Wednesday, November 25, 2009

“Everybody has a plan …..”

“Everybody has a plan till they get punched in the face”. This brilliant quote can be credited to the famous American philosopher “Mike Tyson” :-) . ( His detractors might point out his fetish for ears but didn’t Vincent Van Gogh also cut off his ears).

It’s a extremely impactful statement with implications for any participant in the stock markets. We plan for all kinds of scenarios that the market throws at us. For ex Looking at the market right now we could plan that if the market corrects by 20% we could deploy additional capital into the markets. Simple statement of intent or plan factoring in a possible scenario.

It becomes easy to implement this plan if the market gradually drifts down a percent or two every week and winds up going down 20% over a six month period. It’s a series of small punches that the markets throws at you which tires you out but keeps you in play to deploy the action plan that you had thought thru.

The challenge is when you get punched in your face by the markets when they correct 20% in a week or fortnight. At that moment the mind freezes and all the best laid plans of men and mice go waste. Fear and self doubt seeps in and the reptilian brain takes over.

The R-complex as it is called overrides the more rational functions of the brain and results in primitive behaviour where the survival instinct takes over. We of course see that in the rush to the exit door that happens with market participants.

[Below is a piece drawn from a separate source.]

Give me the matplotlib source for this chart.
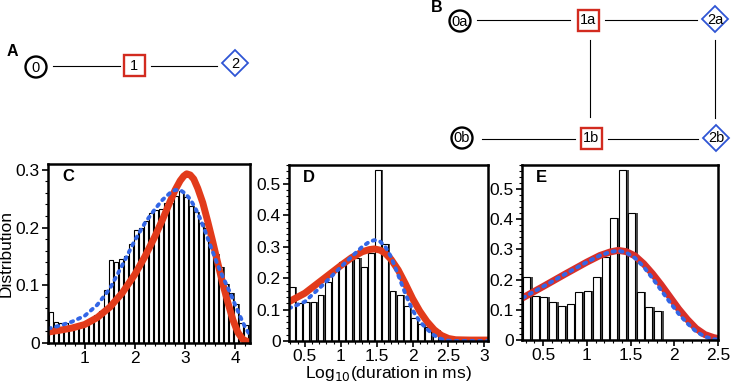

Can we work our way thru this and retain our rationality? I think the first step is being able to recognise when our mind starts moving into this state.
The awareness of it might helps us deal with a few punches thrown between our eyes.


Mayank said...

Interesting Topic Ninad -- My thoughts are:
No matter how well we know that when others are fearful, we should be greedy when the market makes that large 20% move down we simply would run for cover rather than think of deploying additional cash. Studies have shown that we are wired such that an X amount of loss hurts us much more than an equal X amnt of gain, hence we are programmed to be more fearful than greedy. Thats why you would notice that the markets move down with much more ferocity than their upmove.

So only highly evolved investors based on lot of past experience can possibly control their instincts to duck for others the story ends always with the same result

Nandy said...

It can be easier if you go company by company, of course, after doing your due diligence. If you have a price on your head for a good company, below which you want to buy it, irrespective of what the broader junta feel, it is important to go ahead as per plan. And that, is something that can get cultivated - though not easy, I must say. The same modality can apply for selling too.

Ninad Kunder said...

Hi Mayank

Loss aversion that u refer to is still relatively easy to manage and overcome as a behavioural defect.

What is more difficult is when the reptilian part of the brain takes over, it becomes very difficult to take rational decisions. One can avoid panic attacks or the rush to the exitdoor. But in that state the brain starts to rationalise that there are strong reasons for the downturn. So what is really a state of fear gets rationalised as a objective decision.



Ninad Kunder said...

Hi Nandhita

The state happens not just with respect to the broader market but also when we encounter a negative event in a individual stock.

As a matter of fact I believe it is more difficult to manage it when it happens to a individual stock. I can still manage a broad market meltdown bcos u can see the apparent irrationality playing out. But when it happens wrt a individual stock that u own the irrationality is not as apparent or all pervasive and the mind then moves into the state of questioning the original hypothesis.